> [WHAT THE TASK ASKS]
Write out the listing below exactly, and omit any images you find in it.

- - - -

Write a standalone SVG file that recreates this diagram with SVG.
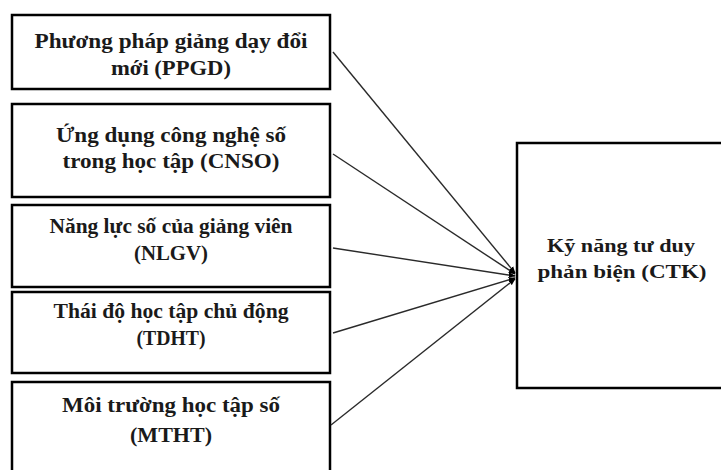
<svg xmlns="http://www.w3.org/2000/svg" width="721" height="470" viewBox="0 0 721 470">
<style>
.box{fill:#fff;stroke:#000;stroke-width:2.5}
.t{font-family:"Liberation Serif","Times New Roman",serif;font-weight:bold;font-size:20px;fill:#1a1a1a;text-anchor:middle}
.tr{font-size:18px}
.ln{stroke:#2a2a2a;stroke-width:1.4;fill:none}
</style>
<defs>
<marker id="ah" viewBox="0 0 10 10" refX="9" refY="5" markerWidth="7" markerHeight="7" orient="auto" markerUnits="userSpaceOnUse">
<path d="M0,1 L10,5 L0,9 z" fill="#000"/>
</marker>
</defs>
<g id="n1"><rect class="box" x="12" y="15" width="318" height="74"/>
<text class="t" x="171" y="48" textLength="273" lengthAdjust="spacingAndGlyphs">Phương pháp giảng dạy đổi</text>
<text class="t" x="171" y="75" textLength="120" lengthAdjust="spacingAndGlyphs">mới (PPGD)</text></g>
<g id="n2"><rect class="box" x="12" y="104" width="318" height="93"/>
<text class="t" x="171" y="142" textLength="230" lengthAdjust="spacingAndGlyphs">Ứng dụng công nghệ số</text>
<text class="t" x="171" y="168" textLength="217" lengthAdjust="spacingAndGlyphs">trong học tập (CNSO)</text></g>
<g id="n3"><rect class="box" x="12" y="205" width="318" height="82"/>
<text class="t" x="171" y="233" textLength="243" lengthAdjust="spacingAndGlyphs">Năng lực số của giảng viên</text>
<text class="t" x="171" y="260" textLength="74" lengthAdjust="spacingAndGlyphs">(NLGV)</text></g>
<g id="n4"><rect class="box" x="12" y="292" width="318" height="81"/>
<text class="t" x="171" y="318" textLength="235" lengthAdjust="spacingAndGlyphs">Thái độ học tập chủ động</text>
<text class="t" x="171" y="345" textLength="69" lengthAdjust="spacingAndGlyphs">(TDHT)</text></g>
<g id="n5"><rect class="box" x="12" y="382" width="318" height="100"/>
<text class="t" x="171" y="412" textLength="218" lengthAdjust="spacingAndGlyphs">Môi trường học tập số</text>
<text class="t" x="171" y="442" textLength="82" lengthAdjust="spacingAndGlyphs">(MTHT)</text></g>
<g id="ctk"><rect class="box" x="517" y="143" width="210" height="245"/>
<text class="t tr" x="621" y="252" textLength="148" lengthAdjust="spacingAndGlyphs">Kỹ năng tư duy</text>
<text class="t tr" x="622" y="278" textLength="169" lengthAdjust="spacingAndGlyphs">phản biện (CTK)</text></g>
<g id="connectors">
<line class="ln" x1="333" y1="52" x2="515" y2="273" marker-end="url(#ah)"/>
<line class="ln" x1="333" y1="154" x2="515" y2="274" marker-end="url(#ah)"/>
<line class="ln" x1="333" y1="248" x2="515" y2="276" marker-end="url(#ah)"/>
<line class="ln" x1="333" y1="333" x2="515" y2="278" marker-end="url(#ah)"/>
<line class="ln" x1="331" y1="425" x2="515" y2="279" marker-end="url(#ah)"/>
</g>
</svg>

- - - -

> [THE COMPLETED TASK]
Write a standalone SVG file that recreates this diagram with SVG.
<svg xmlns="http://www.w3.org/2000/svg" width="721" height="470" viewBox="0 0 721 470">
<style>
.box{fill:#fff;stroke:#000;stroke-width:2.5}
.t{font-family:"Liberation Serif","Times New Roman",serif;font-weight:bold;font-size:20px;fill:#1a1a1a;text-anchor:middle}
.tr{font-size:18px}
.ln{stroke:#2a2a2a;stroke-width:1.4;fill:none}
</style>
<defs>
<marker id="ah" viewBox="0 0 10 10" refX="9" refY="5" markerWidth="7" markerHeight="7" orient="auto" markerUnits="userSpaceOnUse">
<path d="M0,1 L10,5 L0,9 z" fill="#000"/>
</marker>
</defs>
<g id="n1"><rect class="box" x="12" y="15" width="318" height="74"/>
<text class="t" x="171" y="48" textLength="273" lengthAdjust="spacingAndGlyphs">Phương pháp giảng dạy đổi</text>
<text class="t" x="171" y="75" textLength="120" lengthAdjust="spacingAndGlyphs">mới (PPGD)</text></g>
<g id="n2"><rect class="box" x="12" y="104" width="318" height="93"/>
<text class="t" x="171" y="142" textLength="230" lengthAdjust="spacingAndGlyphs">Ứng dụng công nghệ số</text>
<text class="t" x="171" y="168" textLength="217" lengthAdjust="spacingAndGlyphs">trong học tập (CNSO)</text></g>
<g id="n3"><rect class="box" x="12" y="205" width="318" height="82"/>
<text class="t" x="171" y="233" textLength="243" lengthAdjust="spacingAndGlyphs">Năng lực số của giảng viên</text>
<text class="t" x="171" y="260" textLength="74" lengthAdjust="spacingAndGlyphs">(NLGV)</text></g>
<g id="n4"><rect class="box" x="12" y="292" width="318" height="81"/>
<text class="t" x="171" y="318" textLength="235" lengthAdjust="spacingAndGlyphs">Thái độ học tập chủ động</text>
<text class="t" x="171" y="345" textLength="69" lengthAdjust="spacingAndGlyphs">(TDHT)</text></g>
<g id="n5"><rect class="box" x="12" y="382" width="318" height="100"/>
<text class="t" x="171" y="412" textLength="218" lengthAdjust="spacingAndGlyphs">Môi trường học tập số</text>
<text class="t" x="171" y="442" textLength="82" lengthAdjust="spacingAndGlyphs">(MTHT)</text></g>
<g id="ctk"><rect class="box" x="517" y="143" width="210" height="245"/>
<text class="t tr" x="621" y="252" textLength="148" lengthAdjust="spacingAndGlyphs">Kỹ năng tư duy</text>
<text class="t tr" x="622" y="278" textLength="169" lengthAdjust="spacingAndGlyphs">phản biện (CTK)</text></g>
<g id="connectors">
<line class="ln" x1="333" y1="52" x2="515" y2="273" marker-end="url(#ah)"/>
<line class="ln" x1="333" y1="154" x2="515" y2="274" marker-end="url(#ah)"/>
<line class="ln" x1="333" y1="248" x2="515" y2="276" marker-end="url(#ah)"/>
<line class="ln" x1="333" y1="333" x2="515" y2="278" marker-end="url(#ah)"/>
<line class="ln" x1="331" y1="425" x2="515" y2="279" marker-end="url(#ah)"/>
</g>
</svg>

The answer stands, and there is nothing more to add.